Employers have begun to rethink hiring and retention practices, especially as social media platforms have given employees immediate access and knowledge of the job marketplace. There is a growing pool of resources available to HR departments and recruitment teams to help build employment brands, and to attract the right candidates. And most organizations—though some more intensely than others—have implemented a variety of talent management strategies to accelerate progress toward talent acquisition goals, and by definition, overall business goals.

So, how does the PR push work? Companies have embraced many strategies in response to employees seeking more fulfillment, happiness and security on the job, including additional training, continuing education and leadership opportunities. They can craft compelling narratives around key players who have excelled as a result of those opportunities. Here are some other tactics:

  • Identify a dynamic spokesperson who can effectively communicate a company’s bench strength, and how it’s distinguished from the competition.
  • Showcase a unique approach to management. An executive who has branded his or her own style can have media appeal as the mastermind of an emerging leadership trend.
  • Publicize workforce growth. A company that has had a hiring spree after an increase in sales can position itself as a growth engine and a magnet for its industry’s best and brightest.
  • Highlight workplace benefits that resonate strongly with social policies debated in the news, such as extended paid maternity leave. Sometimes simply eccentric perks or incentives can draw welcomed, light-hearted attention. San Diego-based Scripps Health, for instance, offers their employees pet insurance.
  • Raise the workplace profile by featuring community partnerships or philanthropic causes associated with current social issues.
  • Submit for awards that recognize exemplary workplaces.

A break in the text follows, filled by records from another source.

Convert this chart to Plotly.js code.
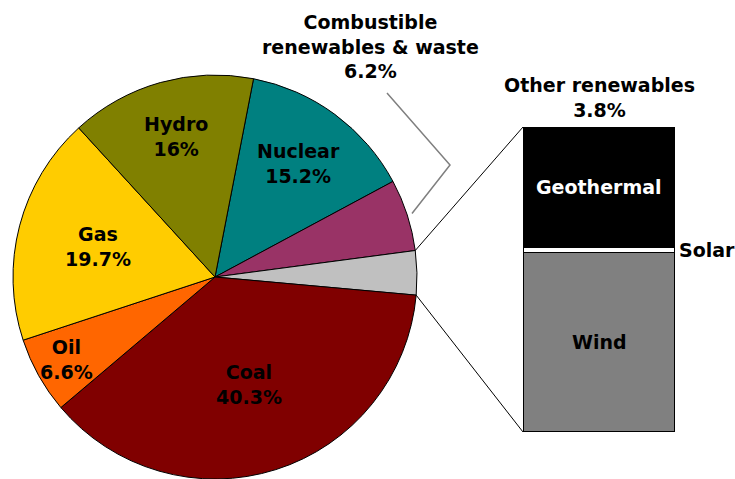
<!DOCTYPE html>
<html><head><meta charset="utf-8">
<script src="https://cdn.plot.ly/plotly-3.0.1.min.js"></script>
<style>html,body{margin:0;padding:0;background:#fff}#chart{width:735px;height:479px}</style>
</head><body><div id="chart"></div>
<script>
// ---- data ----
const sources = ['Nuclear', 'Combustible renewables & waste', 'Other renewables', 'Coal', 'Oil', 'Gas', 'Hydro'];
const shares = [15.2, 6.2, 3.8, 40.3, 6.6, 19.7, 16];
const shareLabels = ['15.2%', '6.2%', '3.8%', '40.3%', '6.6%', '19.7%', '16%'];
const otherKinds = ['Wind', 'Solar', 'Geothermal'];
const otherShares = [58.8, 1.7, 39.5];

// ---- styles ----
const sliceColors = ['#008080', '#993366', '#C0C0C0', '#800000', '#FF6600', '#FFCC00', '#808000'];
const kindColors = ['#808080', '#FFFFFF', '#000000'];
const kindTextColors = ['#000000', '#000000', '#FFFFFF'];
const labelRadius = [0.70, 0, 0, 0.56, 0.84, 0.60, 0.72];
const FONT = 'DejaVu Sans, Verdana, sans-serif';
const FS = 19;

const W = 735, H = 479;
const pieDomX = [0, 430 / W], pieDomY = [0, 404 / H];
const ROT = 11;
const barDomX = [523 / W, 675 / W], barDomY = [47 / H, 352 / H];

// pie geometry (pixels)
const cx = (pieDomX[0] + pieDomX[1]) / 2 * W;
const cy = (1 - (pieDomY[0] + pieDomY[1]) / 2) * H;
const R = Math.min((pieDomX[1] - pieDomX[0]) * W, (pieDomY[1] - pieDomY[0]) * H) / 2;
const total = shares.reduce((a, b) => a + b, 0);
const startA = [], endA = [];
let acc = ROT;
shares.forEach(v => { startA.push(acc); acc += v / total * 360; endA.push(acc); });
const pt = (deg, r) => {
  const a = deg * Math.PI / 180;
  return [cx + r * Math.sin(a), cy - r * Math.cos(a)];
};
const px2paper = p => [p[0] / W, 1 - p[1] / H];

const annotations = [];
const shapes = [];
sources.forEach((s, i) => {
  if (!labelRadius[i]) return;
  const mid = (startA[i] + endA[i]) / 2;
  const p = px2paper(pt(mid, R * labelRadius[i]));
  annotations.push({
    xref: 'paper', yref: 'paper', x: p[0], y: p[1], xanchor: 'center', yanchor: 'middle',
    text: s + '<br>' + shareLabels[i], showarrow: false, align: 'center',
    font: {family: FONT, size: FS, color: '#000', weight: 'bold'}
  });
});

// Combustible callout
annotations.push({
  xref: 'paper', yref: 'paper', x: 370 / W, y: 1 - 9 / H, xanchor: 'center', yanchor: 'top',
  text: 'Combustible<br>renewables & waste<br>' + shareLabels[1], showarrow: false, align: 'center',
  font: {family: FONT, size: FS, color: '#000', weight: 'bold'}
});
{
  const mid = (startA[1] + endA[1]) / 2;
  const e = pt(mid, R + 5);
  const p0 = px2paper([387, 93]), p1 = px2paper([450, 165]), p2 = px2paper(e);
  shapes.push({type: 'path', xref: 'paper', yref: 'paper',
    path: `M${p0[0]},${p0[1]} L${p1[0]},${p1[1]} L${p2[0]},${p2[1]}`,
    line: {color: '#7f7f7f', width: 1.5}});
}

// Other renewables connectors
{
  const a = px2paper(pt(startA[2], R));
  const b = px2paper(pt(endA[2], R));
  shapes.push({type: 'line', xref: 'paper', yref: 'paper', x0: a[0], y0: a[1], x1: barDomX[0], y1: barDomY[1], line: {color: '#000', width: 1}});
  shapes.push({type: 'line', xref: 'paper', yref: 'paper', x0: b[0], y0: b[1], x1: barDomX[0], y1: barDomY[0], line: {color: '#000', width: 1}});
}
annotations.push({
  xref: 'paper', yref: 'paper', x: (barDomX[0] + barDomX[1]) / 2, y: barDomY[1], xanchor: 'center', yanchor: 'bottom', yshift: 4,
  text: sources[2] + '<br>' + shareLabels[2], showarrow: false, align: 'center',
  font: {family: FONT, size: FS, color: '#000', weight: 'bold'}
});

// bar labels
let cum = 0;
otherKinds.forEach((k, i) => {
  const mid = cum + otherShares[i] / 2;
  cum += otherShares[i];
  if (k === 'Solar') {
    annotations.push({xref: 'x', yref: 'y', x: 0.5, y: mid, xanchor: 'left', yanchor: 'middle', xshift: 2,
      text: k, showarrow: false, font: {family: FONT, size: FS, color: '#000', weight: 'bold'}});
  } else {
    annotations.push({xref: 'x', yref: 'y', x: 0, y: mid, xanchor: 'center', yanchor: 'middle',
      text: k, showarrow: false, font: {family: FONT, size: FS, color: kindTextColors[i], weight: 'bold'}});
  }
});

const traces = [{
  type: 'pie', labels: sources, values: shares, sort: false, direction: 'clockwise', rotation: ROT,
  marker: {colors: sliceColors, line: {color: '#000', width: 1}},
  textinfo: 'none', hoverinfo: 'label+percent', showlegend: false,
  domain: {x: pieDomX, y: pieDomY}
}];
otherKinds.forEach((k, i) => {
  traces.push({type: 'bar', x: ['Other'], y: [otherShares[i]], name: k, width: 1,
    marker: {color: kindColors[i], line: {color: '#000', width: 1.5}}, showlegend: false,
    xaxis: 'x', yaxis: 'y'});
});

const layout = {
  width: W, height: H, margin: {l: 0, r: 0, t: 0, b: 0},
  paper_bgcolor: '#fff', plot_bgcolor: 'rgba(0,0,0,0)',
  barmode: 'stack', bargap: 0, showlegend: false,
  xaxis: {domain: barDomX, range: [-0.5, 0.5], visible: false, fixedrange: true},
  yaxis: {domain: barDomY, range: [0, 100], visible: false, fixedrange: true},
  annotations, shapes
};
Plotly.newPlot('chart', traces, layout, {displayModeBar: false, staticPlot: true});
</script></body></html>
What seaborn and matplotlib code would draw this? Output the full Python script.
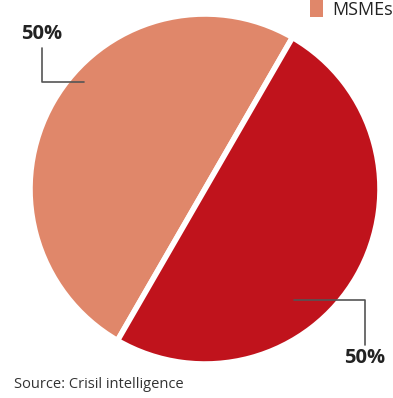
import matplotlib
matplotlib.use("Agg")
import matplotlib.pyplot as plt
import seaborn as sns

# data
categories = ["MSMEs", "Others"]
shares = [50, 50]
pct_labels = ["50%", "50%"]
colors = ["#E0876A", "#C0131C"]
source_text = "Source: Crisil intelligence"

sns.set_theme(style="white")
plt.rcParams["font.family"] = ["Open Sans", "DejaVu Sans"]

W, H = 393, 398
fig = plt.figure(figsize=(W / 100, H / 100), dpi=100)
ax = fig.add_axes([0, 0, 1, 1])

cx, cy, r = 205, H - 189, 175
wedges, _ = ax.pie(shares, colors=colors, startangle=60, counterclock=True,
                   center=(cx, cy), radius=r, frame=True,
                   wedgeprops=dict(edgecolor="white", linewidth=4))
ax.set_xlim(0, W)
ax.set_ylim(0, H)
ax.set_aspect("equal")
ax.axis("off")

# leader lines and labels
lc = "#555555"
ax.plot([42, 42, 84], [H - 48, H - 82, H - 82], color=lc, lw=1.2)
ax.text(42, H - 34, pct_labels[0], ha="center", va="center",
        fontsize=14.5, fontweight="bold", color="#222222")
ax.plot([294, 365, 365], [H - 300, H - 300, H - 345], color=lc, lw=1.2)
ax.text(365, H - 358, pct_labels[1], ha="center", va="center",
        fontsize=14.5, fontweight="bold", color="#222222")

# legend (only MSMEs visible)
from matplotlib.patches import Patch
handle = Patch(facecolor=colors[0], edgecolor="none")
leg = fig.legend([handle], [categories[0]], loc="upper right",
                 bbox_to_anchor=(1.0, 1.0), frameon=False, fontsize=13,
                 handlelength=0.75, handleheight=1.05, handletextpad=0.5,
                 borderaxespad=0, borderpad=0.0)
for t in leg.get_texts():
    t.set_color("#222222")

fig.text(14 / W, 1 - 385 / H, source_text, ha="left", va="center",
         fontsize=10.5, color="#333333")

fig.savefig("out.png", dpi=100, facecolor="white")
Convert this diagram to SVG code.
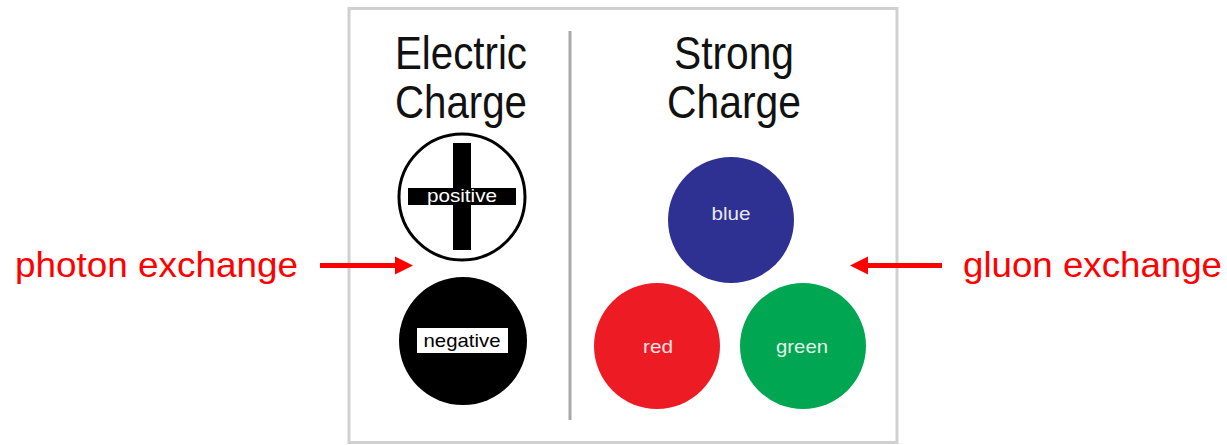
<svg xmlns="http://www.w3.org/2000/svg" width="1227" height="445" viewBox="0 0 1227 445">
<style>
.head{font-family:"Liberation Sans",Arial,sans-serif;font-size:46px;fill:#111;text-anchor:middle}
.lbl{font-family:"Liberation Sans",Arial,sans-serif;font-size:19px;text-anchor:middle}
.red{font-family:"Liberation Sans",Arial,sans-serif;font-size:35px;fill:#ff0000}
.arrow{stroke:#ff0000;stroke-width:5;fill:none}
.ahead{fill:#ff0000}
</style>
<rect width="1227" height="445" fill="#ffffff"/>
<rect x="349" y="8.5" width="548" height="434" fill="#ffffff" stroke="#d0d0d0" stroke-width="3"/>
<line x1="570" y1="31" x2="570" y2="420" stroke="#a8a8a8" stroke-width="3"/>
<g id="heading-electric">
<text class="head" x="461" y="69" textLength="132" lengthAdjust="spacingAndGlyphs">Electric</text>
<text class="head" x="461" y="118" textLength="132" lengthAdjust="spacingAndGlyphs">Charge</text>
</g>
<g id="heading-strong">
<text class="head" x="734" y="69" textLength="120" lengthAdjust="spacingAndGlyphs">Strong</text>
<text class="head" x="734" y="118" textLength="134" lengthAdjust="spacingAndGlyphs">Charge</text>
</g>
<g id="positive">
<circle cx="462" cy="197" r="63" fill="#ffffff" stroke="#000" stroke-width="3"/>
<rect x="453" y="143" width="18" height="107" fill="#000"/>
<rect x="408" y="188" width="108" height="17" fill="#000"/>
<text class="lbl" x="462" y="202" fill="#ffffff" textLength="70" lengthAdjust="spacingAndGlyphs">positive</text>
</g>
<g id="negative">
<circle cx="463" cy="341" r="64" fill="#000"/>
<rect x="417" y="328" width="91" height="25" fill="#ffffff"/>
<text class="lbl" x="462" y="347" fill="#000" textLength="77" lengthAdjust="spacingAndGlyphs">negative</text>
</g>
<g id="blue">
<circle cx="731" cy="220" r="63" fill="#2e3192"/>
<text class="lbl" x="731" y="220" fill="#e8e8f4" textLength="39" lengthAdjust="spacingAndGlyphs">blue</text>
</g>
<g id="red">
<circle cx="657" cy="346" r="63" fill="#ed1c24"/>
<text class="lbl" x="658" y="353" fill="#fbe4e4" textLength="30" lengthAdjust="spacingAndGlyphs">red</text>
</g>
<g id="green">
<circle cx="803" cy="346" r="63" fill="#00a651"/>
<text class="lbl" x="802" y="353" fill="#e2f4ea" textLength="52" lengthAdjust="spacingAndGlyphs">green</text>
</g>
<g id="photon-label">
<text class="red" x="15" y="277" textLength="283" lengthAdjust="spacingAndGlyphs">photon exchange</text>
</g>
<g id="gluon-label">
<text class="red" x="963" y="277" textLength="259" lengthAdjust="spacingAndGlyphs">gluon exchange</text>
</g>
<g id="connectors">
<line class="arrow" x1="320" y1="265.5" x2="397" y2="265.5"/>
<polygon class="ahead" points="395,256.5 413,265.5 395,274.5"/>
<line class="arrow" x1="942" y1="265.5" x2="866" y2="265.5"/>
<polygon class="ahead" points="868,256.5 850,265.5 868,274.5"/>
</g>
</svg>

Certain elements have potential to gain exposure with the press, while others are best leveraged through social media platforms, such as LinkedIn, where a firm has free editorial rein to showcase a policy or benefit. A PR campaign could also include:

  • An analysis of Glassdoor discussions to determine where an image of a company’s workplace may differ from its reality, and where messages need to be recrafted
  • An evaluation of job opening advertisements, not simply for their recruitment appeal but for their ability to communicate the company’s workplace philosophy as part of a public forum
  • Broadening a company’s schedule of conferences to include events designed to gain exposure for talent management skills

The talent management movement is not unfolding simply as a result of new data mining resources. It is driven by that growing need of employees to feel moved by their company. Millennials in particular have redefined expectations with demands for greater flexibility and more leadership roles. Some would even say the equilibrium has shifted more in employees’ favor, all of which points to a need to reimagine office culture. And companies who are ready to take on that challenge don’t have to do it alone.